Apparently the aristocrats are fascinated by these new friends of theirs, finding them less vulgar than the parvenu Mr Berlusconi. Once the blue- bloods would have held cocktail parties to help fight the left; their changing allegiances neatly illustrate just how topsy-turvy Italian politics has become.

Of course, at least part of the centre-left isn't left-wing at all. Mr Dini is a free-market conservative, and his candidate for the Senate in the Sorrento peninsula, Mario D'Urso, is a former president of Lehman Brothers, the merchant bank. The Anglophile Mr D'Urso is very much the upper-class social butterfly, conducting his campaign like a never-ending garden party, driving off for tea with the British ambassador one minute and taking his private speedboat to Capri the next ("He is one of the few people who can open Gianni Agnelli's fridge any time he likes," one supporter noted.)

When I met him, he was wearing what only the truly well-connected can get away with on formal occasions: a salmon pink golf shirt emblazoned with a campaign slogan beneath a brown tweed jacket.
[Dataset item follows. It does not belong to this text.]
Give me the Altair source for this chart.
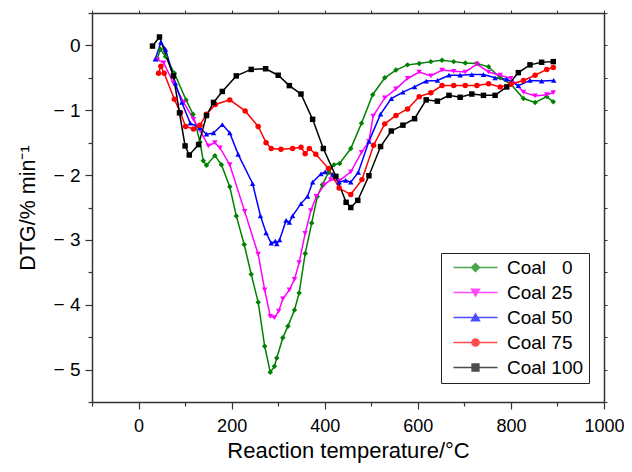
import altair as alt
import pandas as pd

# ---------------- data ----------------
series_names = ["Coal \u20070", "Coal 25", "Coal 50", "Coal 75", "Coal 100"]
series_colors = ["#008000", "#ff00ff", "#0000ff", "#ff0000", "#000000"]
series_shapes = ["diamond", "triangle-down", "triangle-up", "circle", "square"]

t_coal0 = [40, 47, 58, 77, 102, 117, 132, 139, 146, 164, 178, 196, 210, 227, 242, 257, 271, 283, 292,
           297, 310, 321, 335, 345, 358, 372, 384, 395, 408, 420, 432, 456, 479, 503, 529, 553, 578,
           603, 628, 652, 677, 702, 727, 752, 777, 800, 827, 852, 877, 891]
v_coal0 = [-0.21, -0.06, -0.17, -0.43, -0.84, -1.06, -1.49, -1.78, -1.85, -1.70, -1.84, -2.18, -2.63,
           -3.07, -3.53, -3.96, -4.64, -5.04, -4.95, -4.82, -4.51, -4.33, -4.08, -3.82, -3.21, -2.74,
           -2.33, -2.15, -1.96, -1.84, -1.82, -1.59, -1.20, -0.76, -0.50, -0.38, -0.30, -0.28, -0.25,
           -0.23, -0.25, -0.27, -0.28, -0.33, -0.50, -0.60, -0.82, -0.88, -0.79, -0.87]

t_coal25 = [40, 54, 75, 97, 118, 132, 150, 164, 175, 196, 228, 257, 271, 283, 292, 301, 310, 324, 335,
            345, 358, 370, 382, 399, 413, 431, 456, 479, 495, 504, 529, 553, 578, 603, 628, 652, 677,
            702, 727, 752, 777, 800, 827, 852, 877, 891]
v_coal25 = [-0.22, -0.27, -0.58, -0.88, -1.14, -1.31, -1.55, -1.50, -1.58, -1.84, -2.56, -3.22, -3.77,
            -4.18, -4.20, -4.10, -3.91, -3.77, -3.61, -3.35, -2.90, -2.55, -2.33, -2.15, -2.07, -2.09,
            -1.95, -1.65, -1.48, -1.09, -0.81, -0.67, -0.51, -0.41, -0.47, -0.38, -0.40, -0.41, -0.29,
            -0.41, -0.46, -0.51, -0.72, -0.78, -0.76, -0.73]

t_coal50 = [36, 48, 58, 79, 93, 111, 132, 146, 161, 180, 196, 214, 245, 262, 274, 285, 294, 297, 303,
            317, 324, 331, 349, 363, 374, 392, 401, 417, 431, 445, 456, 472, 495, 520, 543, 568, 593,
            618, 642, 667, 691, 716, 741, 766, 791, 816, 841, 866, 892]
v_coal50 = [-0.21, 0.05, -0.06, -0.58, -0.88, -1.20, -1.27, -1.37, -1.35, -1.22, -1.35, -1.68, -2.13,
            -2.63, -2.89, -3.05, -3.02, -3.06, -3.00, -2.70, -2.73, -2.63, -2.44, -2.33, -2.11, -1.98,
            -1.95, -1.99, -2.11, -2.08, -2.11, -1.96, -1.48, -1.06, -0.82, -0.72, -0.64, -0.55, -0.54,
            -0.46, -0.46, -0.45, -0.45, -0.50, -0.52, -0.62, -0.54, -0.55, -0.54]

t_coal75 = [43, 48, 55, 77, 90, 101, 118, 132, 146, 165, 196, 229, 257, 274, 285, 306, 331, 349, 358,
            367, 381, 408, 431, 456, 480, 505, 529, 553, 578, 603, 628, 652, 677, 702, 727, 752, 777,
            800, 827, 852, 877, 891]
v_coal75 = [-0.43, -0.32, -0.43, -0.83, -1.04, -1.25, -1.29, -1.23, -1.06, -0.91, -0.84, -1.01, -1.25,
            -1.50, -1.59, -1.60, -1.59, -1.57, -1.67, -1.59, -1.68, -1.90, -2.20, -2.30, -2.07, -1.54,
            -1.21, -1.08, -0.98, -0.79, -0.73, -0.62, -0.62, -0.62, -0.62, -0.59, -0.64, -0.60, -0.54,
            -0.46, -0.37, -0.34]

t_coal100 = [30, 45, 75, 88, 100, 109, 129, 146, 161, 180, 210, 242, 273, 300, 324, 349, 374, 397, 424,
             446, 456, 471, 495, 520, 543, 568, 593, 618, 642, 667, 691, 716, 741, 766, 791, 816, 841,
             866, 891]
v_coal100 = [-0.01, 0.13, -0.47, -1.04, -1.55, -1.69, -1.53, -1.08, -0.88, -0.71, -0.47, -0.37, -0.36,
             -0.46, -0.62, -0.75, -1.14, -1.59, -2.02, -2.42, -2.50, -2.39, -2.01, -1.56, -1.32, -1.23,
             -1.13, -0.84, -0.86, -0.77, -0.80, -0.75, -0.77, -0.77, -0.64, -0.42, -0.30, -0.26, -0.25]

x_ticks = list(range(-100, 1001, 100))
y_ticks = [-5.5, -5, -4.5, -4, -3.5, -3, -2.5, -2, -1.5, -1, -0.5, 0, 0.5]

# ---------------- build table ----------------
all_t = [t_coal0, t_coal25, t_coal50, t_coal75, t_coal100]
all_v = [v_coal0, v_coal25, v_coal50, v_coal75, v_coal100]
rows = []
for name, ts, vs in zip(series_names, all_t, all_v):
    for t, v in zip(ts, vs):
        rows.append({"series": name, "T": t, "DTG": v})
df = pd.DataFrame(rows)

FONT = "Liberation Sans"
AX = "#333333"
x_scale = alt.Scale(domain=[-100, 1000], nice=False, zero=False)
y_scale = alt.Scale(domain=[-5.5, 0.5], nice=False, zero=False)
color_scale = alt.Scale(domain=series_names, range=series_colors)

x_axis = alt.Axis(
    values=x_ticks, title="Reaction temperature/°C", grid=False,
    labelExpr="datum.value % 200 === 0 ? datum.value : ''", format="d",
    tickSize={"condition": {"test": "datum.value % 200 === 0", "value": 7}, "value": 4},
    labelPadding=8, titlePadding=5, labelFontSize=18, titleFontSize=22,
    labelFont=FONT, titleFont=FONT, titleFontWeight="normal",
    labelColor="black", titleColor="black", domainColor=AX, tickColor=AX,
    domainWidth=1.5, tickWidth=1.2, labelFlush=False, labelOverlap=False,
)
y_axis = alt.Axis(
    values=y_ticks, title="DTG/% min⁻¹", grid=False,
    labelExpr="datum.value === 0 ? '0' : (datum.value % 1 === 0 ? '− ' + abs(datum.value) : '')",
    tickSize={"condition": {"test": "datum.value % 1 === 0", "value": 7}, "value": 4},
    labelPadding=5, titlePadding=14, labelFontSize=19, titleFontSize=21.5,
    labelFont=FONT, titleFont=FONT, titleFontWeight="normal",
    labelColor="black", titleColor="black", domainColor=AX, tickColor=AX,
    domainWidth=1.5, tickWidth=1.2, labelFlush=False, labelOverlap=False,
)
x_axis_top = alt.Axis(orient="top", values=x_ticks, labels=False, title=None, grid=False,
                      tickSize=3, domainColor=AX, tickColor=AX, domainWidth=1.5)
y_axis_right = alt.Axis(orient="right", values=y_ticks, labels=False, title=None, grid=False,
                        tickSize=3, domainColor=AX, tickColor=AX, domainWidth=1.5)

base = alt.Chart(df)

lines = base.mark_line(strokeWidth=1.5).encode(
    x=alt.X("T:Q", scale=x_scale, axis=x_axis),
    y=alt.Y("DTG:Q", scale=y_scale, axis=y_axis),
    color=alt.Color("series:N", scale=color_scale, legend=None),
    detail="series:N",
)

mirror = base.mark_line(strokeWidth=1.5, opacity=0).encode(
    x=alt.X("T:Q", scale=x_scale, axis=x_axis_top),
    y=alt.Y("DTG:Q", scale=y_scale, axis=y_axis_right),
    detail="series:N",
)

points = base.mark_point(filled=True, opacity=1, size=30).encode(
    x=alt.X("T:Q", scale=x_scale, axis=None),
    y=alt.Y("DTG:Q", scale=y_scale, axis=None),
    color=alt.Color("series:N", scale=color_scale, legend=None),
    shape=alt.Shape("series:N", scale=alt.Scale(domain=series_names, range=series_shapes), legend=None),
)

legend_paths = [
    "M-5.5,0H5.5M0,-1L1,0L0,1L-1,0Z",
    "M-5.5,0H5.5M-1,-0.8L1,-0.8L0,0.9Z",
    "M-5.5,0H5.5M-1,0.8L1,0.8L0,-0.9Z",
    "M-5.5,0H5.5M0.9,0A0.9,0.9 0 1,1 -0.9,0A0.9,0.9 0 1,1 0.9,0Z",
    "M-5.5,0H5.5M-0.85,-0.85H0.85V0.85H-0.85Z",
]
leg = alt.Legend(
    title=None, orient="none", legendX=349, legendY=240,
    labelFont=FONT, labelFontSize=19, labelColor="black",
    strokeColor="#222222", padding=5, rowPadding=5,
    symbolSize=64, symbolStrokeWidth=1.5, symbolOffset=20, labelOffset=22,
    fillColor="white",
)
legend_layer = base.transform_filter("false").mark_point(filled=True).encode(
    x=alt.X("T:Q", scale=x_scale, axis=None),
    y=alt.Y("DTG:Q", scale=y_scale, axis=None),
    color=alt.Color("series:N", scale=color_scale, legend=leg),
    stroke=alt.Stroke("series:N", scale=color_scale, legend=leg),
    shape=alt.Shape("series:N", scale=alt.Scale(domain=series_names, range=legend_paths), legend=leg),
)

chart = alt.layer(lines, mirror, points, legend_layer).resolve_scale(
    shape="independent", color="independent", stroke="independent"
).resolve_axis(
    x="independent", y="independent"
).properties(
    width=512, height=389, autosize="none",
    padding={"left": 84, "top": 5, "right": 20, "bottom": 62},
).configure_view(stroke=None)

chart.save("out.html", embed_options={"renderer": "svg", "actions": False})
When I told him I had to go because I hadn't been invited to a dinner being given in honour of the visiting Mr Veltroni, he retorted: "It is my dinner, and I invite you."
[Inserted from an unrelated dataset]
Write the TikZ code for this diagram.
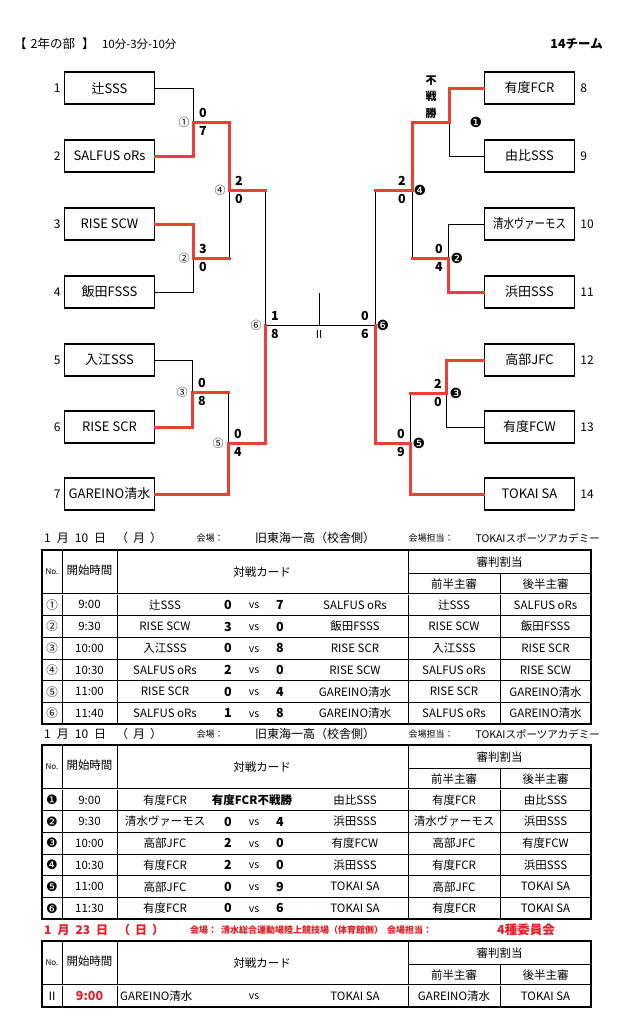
\documentclass[tikz,border=0pt]{standalone}
\usepackage{fontspec}
\setmainfont{Noto Sans CJK JP}
\newfontfamily\dv{DejaVu Sans}
\usetikzlibrary{positioning}
\definecolor{winred}{RGB}{236,64,52}
\definecolor{datered}{RGB}{228,30,36}

\begin{document}
\begin{tikzpicture}[x=1pt,y=-1pt,
  team/.style={draw,line width=1.5pt,minimum width=90pt,minimum height=32pt,inner sep=0pt,font=\fontsize{13}{15}\selectfont},
  seed/.style={inner sep=0pt,font=\fontsize{12}{14}\selectfont},
  lose/.style={line width=0.9pt},
  win/.style={draw=winred,line width=3pt,line cap=rect},
  score/.style={inner sep=0pt,font=\bfseries\fontsize{12.5}{14}\selectfont},
  gameno/.style={inner sep=0pt,font=\fontsize{11}{13}\selectfont},
  dark/.style={inner sep=0pt,font=\dv\fontsize{14}{16}\selectfont},
  cell/.style={inner sep=0pt,font=\fontsize{11.5}{13}\selectfont},
  note/.style={inner sep=0pt,font=\fontsize{9}{11}\selectfont},
  rule/.style={line width=0.7pt},
  tblframe/.style={line width=1.6pt}]
  \useasboundingbox (0,0) rectangle (624,1029);
  \fill[white] (0,0) rectangle (624,1029);

  % cabecera
  \node[anchor=west,inner sep=0pt,font=\fontsize{12.5}{14}\selectfont] (title) at (14,44) {【\hspace{4pt}2年の部\hspace{7pt}】};
  \node[inner sep=0pt,font=\fontsize{11.5}{13}\selectfont,right=7pt of title] (rules) {10分-3分-10分};
  \node[anchor=east,inner sep=0pt,font=\bfseries\fontsize{12.5}{14}\selectfont] (count) at (603,44) {14チーム};

  % equipos (izquierda)
  \node[team] (t1) at (109.5,88) {辻SSS};
  \node[team] (t2) at (109.5,156) {SALFUS oRs};
  \node[team] (t3) at (109.5,224) {RISE SCW};
  \node[team] (t4) at (109.5,292) {飯田FSSS};
  \node[team] (t5) at (109.5,360) {入江SSS};
  \node[team] (t6) at (109.5,427) {RISE SCR};
  \node[team] (t7) at (109.5,494) {GAREINO清水};
  % equipos (derecha)
  \node[team] (t8) at (529.5,88) {有度FCR};
  \node[team] (t9) at (529.5,156) {由比SSS};
  \node[team] (t10) at (529.5,224) {\scalebox{0.8}[1]{清水ヴァーモス}};
  \node[team] (t11) at (529.5,292) {浜田SSS};
  \node[team] (t12) at (529.5,360) {高部JFC};
  \node[team] (t13) at (529.5,427) {有度FCW};
  \node[team] (t14) at (529.5,494) {TOKAI SA};
  \foreach \k in {1,...,7}{\node[seed,left=3pt of t\k] (s\k) {\k};}
  \foreach \k in {8,...,14}{\node[seed,right=5pt of t\k] (s\k) {\k};}

  % puntos de cruce
  \coordinate (m1) at (193,122);
  \coordinate (m2) at (193,258);
  \coordinate (m3) at (192,392);
  \coordinate (m4) at (229,190);
  \coordinate (m5) at (228,443);
  \coordinate (m6) at (265,325);
  \coordinate (n1) at (449,122);
  \coordinate (n2) at (448,258);
  \coordinate (n3) at (446,393);
  \coordinate (n4) at (412,190);
  \coordinate (n5) at (410,443);
  \coordinate (n6) at (375,325);
  \coordinate (pole) at (319,293);

  % lineas perdedoras
  \draw[lose] (t1.east) -| (m1);
  \draw[lose] (t4.east) -| (m2);
  \draw[lose] (t5.east) -| (m3);
  \draw[lose] (m2 -| m4) -- (m4);
  \draw[lose] (m4 -| m6) -- (m6);
  \draw[lose] (m3 -| m5) -- (m5);
  \draw[lose] (t9.west) -| (n1);
  \draw[lose] (t10.west) -| (n2);
  \draw[lose] (t13.west) -| (n3);
  \draw[lose] (n2 -| n4) -- (n4);
  \draw[lose] (n4 -| n6) -- (n6);
  \draw[lose] (n3 -| n5) -- (n5);
  \draw[lose] (m6) -- (n6);
  \draw[lose] (pole) -- (pole |- m6);

  % lineas ganadoras
  \draw[win] (t2.east) -| (m1) -| (m4) -- (m4 -| m6);
  \draw[win] (t3.east) -| (m2) -- (m2 -| m4);
  \draw[win] (t6.east) -| (m3) -- (m3 -| m5);
  \draw[win] (t7.east) -| (m5) -| (m6);
  \draw[win] (t8.west) -| (n1) -| (n4) -- (n4 -| n6);
  \draw[win] (t11.west) -| (n2) -- (n2 -| n4);
  \draw[win] (t12.west) -| (n3) -- (n3 -| n5);
  \draw[win] (t14.west) -| (n5) -| (n6);

  % marcadores y numeros de partido
  \foreach \g/\x/\y/\sa/\sb/\mx/\num in {m1/203/122/0/7/184/①, m2/203/258/3/0/184/②, m3/202/392/0/8/182/③,
      m4/239/190/2/0/220/④, m5/238/443/0/4/218/⑤, m6/275/325/1/8/256/⑥}{
    \node[score] (\g-a) at (\x,\y-9) {\sa};
    \node[score] (\g-b) at (\x,\y+9) {\sb};
    \node[gameno] (\g-no) at (\mx,\y) {\num};
  }
  \foreach \g/\x/\y/\sa/\sb/\mx/\num in {n2/439/258/0/4/457/❷, n3/438/393/2/0/456/❸, n4/402/190/2/0/420/❹,
      n5/401/443/0/9/419/❺, n6/365/325/0/6/383/❻}{
    \node[score] (\g-a) at (\x,\y-9) {\sa};
    \node[score] (\g-b) at (\x,\y+9) {\sb};
    \node[dark] (\g-no) at (\mx,\y) {\num};
  }
  \node[dark] (n1-no) at (476,122) {❶};
  \node[inner sep=0pt,align=center,font=\bfseries\fontsize{11}{16.5}\selectfont] (bye) at (431,97) {不\\戦\\勝};
  \node[gameno] (final) at (319,334) {Ⅱ};

  % fechas
  \foreach \dy in {538,734}{
    \node[anchor=west,cell,font=\fontsize{12}{14}\selectfont] (date\dy) at (44,\dy) {1\hspace{6pt}月\hspace{6pt}10\hspace{6pt}日\hspace{10pt}（\hspace{5pt}月\hspace{5pt}）};
    \node[note] (venue\dy) at (210,\dy) {会場：};
    \node[cell,font=\fontsize{12}{14}\selectfont] (place\dy) at (315,\dy) {旧東海一高（校舎側）};
    \node[note] (staff\dy) at (431,\dy) {会場担当：};
    \node[anchor=east,cell,font=\fontsize{10.5}{12}\selectfont] (host\dy) at (600,\dy) {TOKAIスポーツアカデミー};
  }
  \node[anchor=west,inner sep=0pt,text=datered,font=\bfseries\fontsize{12}{14}\selectfont] (date930) at (44,930) {1\hspace{6pt}月\hspace{6pt}23\hspace{6pt}日\hspace{10pt}（\hspace{5pt}日\hspace{5pt}）};
  \node[anchor=west,inner sep=0pt,text=datered,font=\bfseries\fontsize{9}{11}\selectfont] (venue930) at (190,930) {会場：\hspace{4pt}清水総合運動場陸上競技場（体育館側）\hspace{4pt}会場担当：};
  \node[inner sep=0pt,text=datered,font=\bfseries\fontsize{12.5}{14}\selectfont] (host930) at (526,930) {4種委員会};

  % tablas
  \foreach \ty/\nr in {550/6,745/6,941/1}{
    \pgfmathsetmacro\hb{\ty+44}
    \pgfmathsetmacro\tbot{\ty+44+21.7*\nr}
    \foreach \k in {1,...,5}{\ifnum\k<\nr \draw[rule] (42,{\hb+21.7*\k}) -- (591,{\hb+21.7*\k});\fi}
    \draw[rule] (62,\ty) -- (62,\tbot) (117,\ty) -- (117,\tbot) (408,\ty) -- (408,\tbot)
      (500,\ty+23) -- (500,\tbot) (408,\ty+23) -- (591,\ty+23);
    \draw[rule,double,double distance=1pt] (42,\hb) -- (591,\hb);
    \draw[tblframe] (42,\ty) rectangle (591,\tbot);
    \node[note,font=\fontsize{8}{10}\selectfont] (no\ty) at (52,\ty+22) {No.};
    \node[cell] (time\ty) at (89.5,\ty+20) {開始時間};
    \node[cell] (card\ty) at (262,\ty+22) {対戦カード};
    \node[cell] (ref\ty) at (499.5,\ty+12) {審判割当};
    \node[cell] (first\ty) at (454,\ty+34) {前半主審};
    \node[cell] (second\ty) at (545.5,\ty+34) {後半主審};
  }

  % partidos, dia 10 (1)
  \foreach \cno/\ctime/\home/\sh/\sa/\away/\refa/\refb [count=\i] in {
      ①/9:00/辻SSS/0/7/SALFUS oRs/辻SSS/SALFUS oRs,
      ②/9:30/RISE SCW/3/0/飯田FSSS/RISE SCW/飯田FSSS,
      ③/10:00/入江SSS/0/8/RISE SCR/入江SSS/RISE SCR,
      ④/10:30/SALFUS oRs/2/0/RISE SCW/SALFUS oRs/RISE SCW,
      ⑤/11:00/RISE SCR/0/4/GAREINO清水/RISE SCR/GAREINO清水,
      ⑥/11:40/SALFUS oRs/1/8/GAREINO清水/SALFUS oRs/GAREINO清水}{
    \pgfmathsetmacro\ry{594+21.7*(\i-0.5)}
    \node[cell] (a\i-no) at (52,\ry) {\cno};
    \node[cell] (a\i-time) at (89.5,\ry) {\ctime};
    \node[cell] (a\i-home) at (165,\ry) {\home};
    \node[score] (a\i-sh) at (228,\ry) {\sh};
    \node[cell,font=\fontsize{10.5}{12}\selectfont] (a\i-vs) at (254,\ry+1) {vs};
    \node[score] (a\i-sa) at (280,\ry) {\sa};
    \node[cell] (a\i-away) at (355,\ry) {\away};
    \node[cell] (a\i-refa) at (454,\ry) {\refa};
    \node[cell] (a\i-refb) at (545.5,\ry) {\refb};
  }

  % partidos, dia 10 (2)
  \node[dark,font=\dv\fontsize{13}{15}\selectfont] (b1-no) at (52,800) {❶};
  \node[cell] (b1-time) at (89.5,800) {9:00};
  \node[cell] (b1-home) at (165,800) {有度FCR};
  \node[score,font=\bfseries\fontsize{11.5}{13}\selectfont] (b1-bye) at (252,800) {有度FCR不戦勝};
  \node[cell] (b1-away) at (355,800) {由比SSS};
  \node[cell] (b1-refa) at (454,800) {有度FCR};
  \node[cell] (b1-refb) at (545.5,800) {由比SSS};
  \foreach \cno/\ctime/\home/\sh/\sa/\away/\refa/\refb [count=\i from 2] in {
      ❷/9:30/清水ヴァーモス/0/4/浜田SSS/清水ヴァーモス/浜田SSS,
      ❸/10:00/高部JFC/2/0/有度FCW/高部JFC/有度FCW,
      ❹/10:30/有度FCR/2/0/浜田SSS/有度FCR/浜田SSS,
      ❺/11:00/高部JFC/0/9/TOKAI SA/高部JFC/TOKAI SA,
      ❻/11:30/有度FCR/0/6/TOKAI SA/有度FCR/TOKAI SA}{
    \pgfmathsetmacro\ry{789+21.7*(\i-0.5)}
    \node[dark,font=\dv\fontsize{13}{15}\selectfont] (b\i-no) at (52,\ry) {\cno};
    \node[cell] (b\i-time) at (89.5,\ry) {\ctime};
    \node[cell] (b\i-home) at (165,\ry) {\home};
    \node[score] (b\i-sh) at (228,\ry) {\sh};
    \node[cell,font=\fontsize{10.5}{12}\selectfont] (b\i-vs) at (254,\ry+1) {vs};
    \node[score] (b\i-sa) at (280,\ry) {\sa};
    \node[cell] (b\i-away) at (355,\ry) {\away};
    \node[cell] (b\i-refa) at (454,\ry) {\refa};
    \node[cell] (b\i-refb) at (545.5,\ry) {\refb};
  }

  % final, dia 23
  \node[cell] (c1-no) at (52,996) {Ⅱ};
  \node[score,text=datered] (c1-time) at (89.5,996) {9:00};
  \node[cell,anchor=west] (c1-home) at (120,996) {GAREINO清水};
  \node[cell,font=\fontsize{10.5}{12}\selectfont] (c1-vs) at (254,997) {vs};
  \node[cell] (c1-away) at (355,996) {TOKAI SA};
  \node[cell] (c1-refa) at (454,996) {GAREINO清水};
  \node[cell] (c1-refb) at (545.5,996) {TOKAI SA};
\end{tikzpicture}
\end{document}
I was put on my guard, though: using the pretext of giving me his private phone number, Mr D'Urso neatly filched my only pen and put it into his pocket. He gave it back to me, but only at the end of the evening: a subtle warning not to divulge too much of what I had just seen and heard.

Such immaculate command of the situation is not something Mr D'Urso shares with the right-wing candidate, Carlo Taormina, who spent last Sunday morning doing the rounds of churches in his Rome constituency. Arriving at Piazza Bologna, home to Rome University and a well-known neo-Fascist stronghold, he confidently marched up to the church of Sant'Ippolito with a handful of campaign workers and began leafleting the congregation. Unluckily for him, he had picked the one left-wing parish in the area and he was promptly ejected from the premises. It's nothing personal," explained the priest, Ettore Parretti, "but here we help the poor, tramps and immigrants whose most frequent complaints are about harassment from people like you."